Saved data entries
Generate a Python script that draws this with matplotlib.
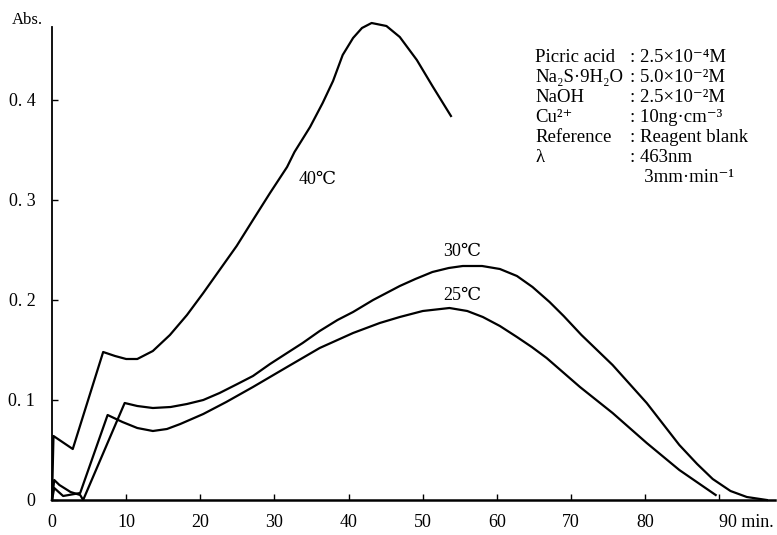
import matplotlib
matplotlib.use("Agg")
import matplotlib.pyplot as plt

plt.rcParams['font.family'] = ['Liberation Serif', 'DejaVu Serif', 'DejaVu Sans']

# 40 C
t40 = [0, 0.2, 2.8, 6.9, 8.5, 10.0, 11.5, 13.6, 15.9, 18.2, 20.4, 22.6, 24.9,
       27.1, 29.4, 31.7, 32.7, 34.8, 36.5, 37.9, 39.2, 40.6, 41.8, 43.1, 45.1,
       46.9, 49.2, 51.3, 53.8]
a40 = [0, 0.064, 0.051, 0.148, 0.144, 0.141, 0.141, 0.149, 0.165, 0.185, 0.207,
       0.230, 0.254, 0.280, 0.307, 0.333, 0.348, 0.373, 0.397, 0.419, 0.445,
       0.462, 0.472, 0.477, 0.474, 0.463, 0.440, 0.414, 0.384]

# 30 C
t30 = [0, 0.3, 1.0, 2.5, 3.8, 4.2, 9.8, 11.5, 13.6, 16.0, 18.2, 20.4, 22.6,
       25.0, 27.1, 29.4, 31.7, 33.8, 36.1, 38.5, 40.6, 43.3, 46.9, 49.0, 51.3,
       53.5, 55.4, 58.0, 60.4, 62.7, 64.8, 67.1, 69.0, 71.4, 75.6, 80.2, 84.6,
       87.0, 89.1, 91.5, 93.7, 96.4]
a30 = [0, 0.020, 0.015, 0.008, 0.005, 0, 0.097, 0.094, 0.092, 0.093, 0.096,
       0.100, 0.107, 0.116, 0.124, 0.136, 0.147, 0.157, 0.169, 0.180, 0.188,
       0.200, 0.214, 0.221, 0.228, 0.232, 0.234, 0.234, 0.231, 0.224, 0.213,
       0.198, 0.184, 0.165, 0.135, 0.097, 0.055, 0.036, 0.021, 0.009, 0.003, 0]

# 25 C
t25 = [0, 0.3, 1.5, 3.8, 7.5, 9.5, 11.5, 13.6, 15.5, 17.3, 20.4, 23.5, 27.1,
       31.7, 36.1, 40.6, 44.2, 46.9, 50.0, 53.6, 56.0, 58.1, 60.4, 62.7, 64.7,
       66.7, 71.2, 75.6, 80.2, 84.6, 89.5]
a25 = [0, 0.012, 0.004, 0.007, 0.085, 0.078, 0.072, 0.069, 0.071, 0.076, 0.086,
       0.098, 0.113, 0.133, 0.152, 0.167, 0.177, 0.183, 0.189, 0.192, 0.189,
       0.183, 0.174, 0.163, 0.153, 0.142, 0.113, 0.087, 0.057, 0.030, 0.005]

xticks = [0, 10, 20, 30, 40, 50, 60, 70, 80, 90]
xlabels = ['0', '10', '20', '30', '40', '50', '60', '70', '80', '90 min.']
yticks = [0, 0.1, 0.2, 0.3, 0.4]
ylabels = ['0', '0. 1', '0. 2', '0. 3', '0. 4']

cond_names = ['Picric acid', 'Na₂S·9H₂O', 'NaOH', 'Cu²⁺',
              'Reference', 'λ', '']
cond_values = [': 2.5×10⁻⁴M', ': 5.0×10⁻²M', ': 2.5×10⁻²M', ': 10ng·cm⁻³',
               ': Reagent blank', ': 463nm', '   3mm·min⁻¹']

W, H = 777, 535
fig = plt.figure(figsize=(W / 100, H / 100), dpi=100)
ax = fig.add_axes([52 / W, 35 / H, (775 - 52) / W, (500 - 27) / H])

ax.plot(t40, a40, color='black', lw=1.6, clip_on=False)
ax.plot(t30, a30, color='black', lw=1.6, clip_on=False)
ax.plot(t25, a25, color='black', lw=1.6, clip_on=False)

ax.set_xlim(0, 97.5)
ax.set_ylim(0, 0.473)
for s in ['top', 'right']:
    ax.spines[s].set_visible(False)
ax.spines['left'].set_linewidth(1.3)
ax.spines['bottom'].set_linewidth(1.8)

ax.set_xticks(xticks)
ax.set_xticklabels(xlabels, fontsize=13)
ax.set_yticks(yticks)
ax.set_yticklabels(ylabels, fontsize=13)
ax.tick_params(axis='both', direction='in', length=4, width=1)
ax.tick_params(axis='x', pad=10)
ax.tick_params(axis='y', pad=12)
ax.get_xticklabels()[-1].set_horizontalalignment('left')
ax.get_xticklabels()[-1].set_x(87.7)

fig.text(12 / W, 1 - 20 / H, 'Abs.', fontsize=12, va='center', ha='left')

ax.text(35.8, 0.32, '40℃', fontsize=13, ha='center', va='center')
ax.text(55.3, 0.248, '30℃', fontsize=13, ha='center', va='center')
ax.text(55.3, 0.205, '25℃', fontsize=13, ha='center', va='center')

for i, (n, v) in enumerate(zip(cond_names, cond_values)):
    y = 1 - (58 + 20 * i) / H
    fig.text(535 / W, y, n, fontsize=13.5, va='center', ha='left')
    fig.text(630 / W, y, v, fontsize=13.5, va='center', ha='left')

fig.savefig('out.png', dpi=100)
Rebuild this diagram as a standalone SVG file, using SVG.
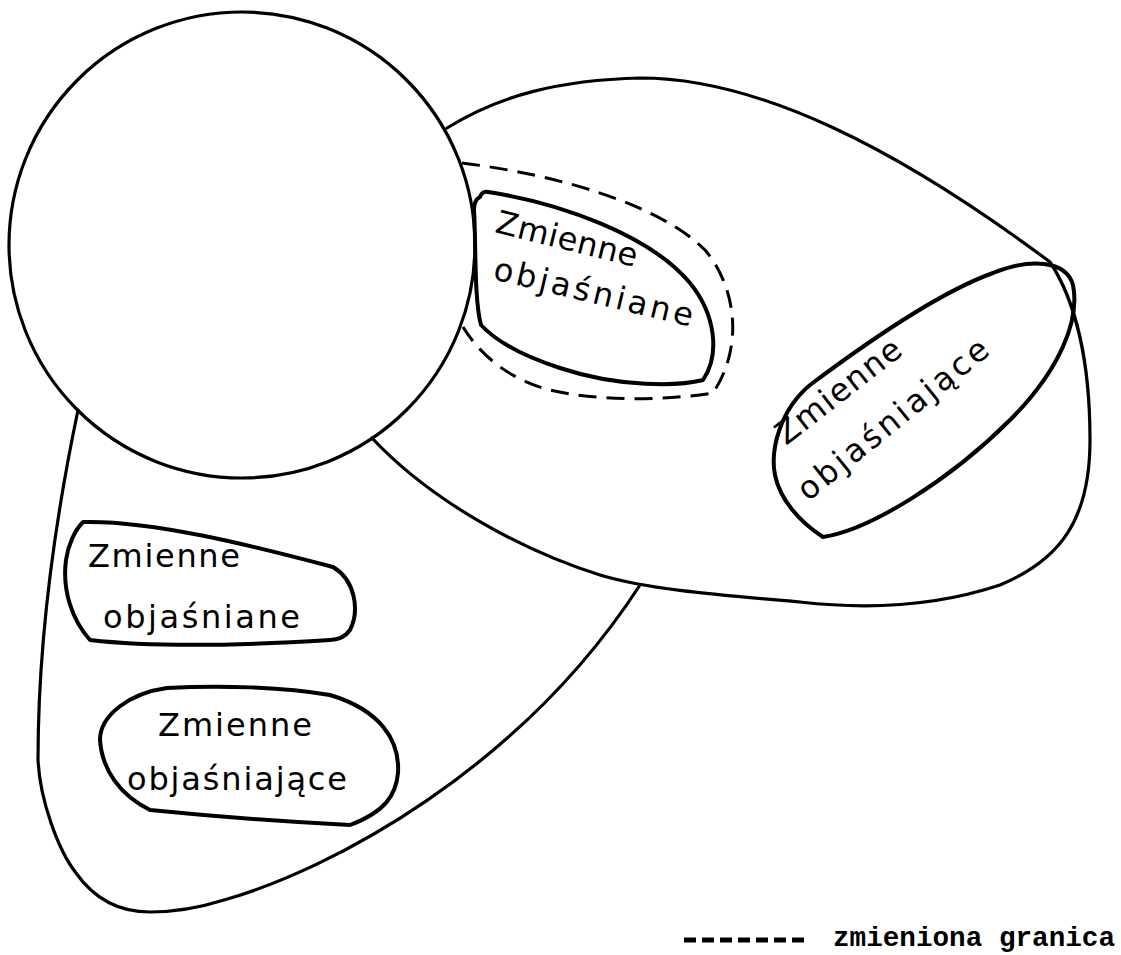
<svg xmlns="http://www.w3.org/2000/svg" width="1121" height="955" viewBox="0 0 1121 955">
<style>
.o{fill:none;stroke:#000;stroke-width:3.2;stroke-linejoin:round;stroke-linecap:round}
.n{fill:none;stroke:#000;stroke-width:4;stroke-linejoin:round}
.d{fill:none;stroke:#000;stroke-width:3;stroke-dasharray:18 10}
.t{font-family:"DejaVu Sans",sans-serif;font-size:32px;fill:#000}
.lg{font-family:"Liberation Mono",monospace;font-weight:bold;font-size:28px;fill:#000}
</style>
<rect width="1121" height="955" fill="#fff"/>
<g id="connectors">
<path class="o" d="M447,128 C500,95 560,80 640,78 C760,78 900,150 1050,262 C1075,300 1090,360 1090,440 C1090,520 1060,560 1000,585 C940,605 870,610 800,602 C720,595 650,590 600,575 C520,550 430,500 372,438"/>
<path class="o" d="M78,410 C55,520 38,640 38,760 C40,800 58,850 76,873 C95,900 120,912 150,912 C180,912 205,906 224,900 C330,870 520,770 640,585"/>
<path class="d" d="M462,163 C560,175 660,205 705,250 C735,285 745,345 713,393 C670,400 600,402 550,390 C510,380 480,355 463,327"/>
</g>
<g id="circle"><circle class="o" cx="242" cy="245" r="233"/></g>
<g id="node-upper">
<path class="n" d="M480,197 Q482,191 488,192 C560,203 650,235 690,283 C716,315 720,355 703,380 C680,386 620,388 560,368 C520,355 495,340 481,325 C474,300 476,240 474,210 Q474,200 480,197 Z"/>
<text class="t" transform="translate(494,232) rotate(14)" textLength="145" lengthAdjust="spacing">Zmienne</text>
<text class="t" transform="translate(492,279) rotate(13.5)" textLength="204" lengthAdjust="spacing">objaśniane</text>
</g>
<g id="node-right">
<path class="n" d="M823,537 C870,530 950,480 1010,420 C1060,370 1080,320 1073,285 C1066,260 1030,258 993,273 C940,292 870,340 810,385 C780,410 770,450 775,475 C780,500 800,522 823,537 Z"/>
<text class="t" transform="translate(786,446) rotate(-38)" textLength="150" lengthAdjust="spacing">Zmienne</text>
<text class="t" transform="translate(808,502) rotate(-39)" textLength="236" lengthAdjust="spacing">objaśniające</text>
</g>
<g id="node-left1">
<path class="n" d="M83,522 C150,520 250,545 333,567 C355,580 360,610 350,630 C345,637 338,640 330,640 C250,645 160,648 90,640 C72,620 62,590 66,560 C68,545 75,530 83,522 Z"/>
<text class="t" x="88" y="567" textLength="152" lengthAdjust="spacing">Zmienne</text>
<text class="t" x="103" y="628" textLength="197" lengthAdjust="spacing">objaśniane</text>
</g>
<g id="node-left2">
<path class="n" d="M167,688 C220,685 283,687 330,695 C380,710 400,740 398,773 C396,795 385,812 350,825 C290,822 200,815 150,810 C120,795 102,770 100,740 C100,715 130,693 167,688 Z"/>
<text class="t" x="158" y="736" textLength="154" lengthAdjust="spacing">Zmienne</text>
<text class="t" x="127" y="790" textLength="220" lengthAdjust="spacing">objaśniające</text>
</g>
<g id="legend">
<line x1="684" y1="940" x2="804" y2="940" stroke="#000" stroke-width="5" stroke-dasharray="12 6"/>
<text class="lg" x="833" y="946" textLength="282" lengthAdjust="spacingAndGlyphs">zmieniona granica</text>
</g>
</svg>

### Task directions
Skip the pictures. Restate exactly the lines from the start of the entries through the line containing "plt.rcParams['font.family'] = ['Liberation", both ends included.

### Expected answer
Generate a Python script that draws this with matplotlib.
import matplotlib
matplotlib.use("Agg")
import matplotlib.pyplot as plt

plt.rcParams['font.family'] = ['Liberation Serif', 'DejaVu Serif', 'DejaVu Sans']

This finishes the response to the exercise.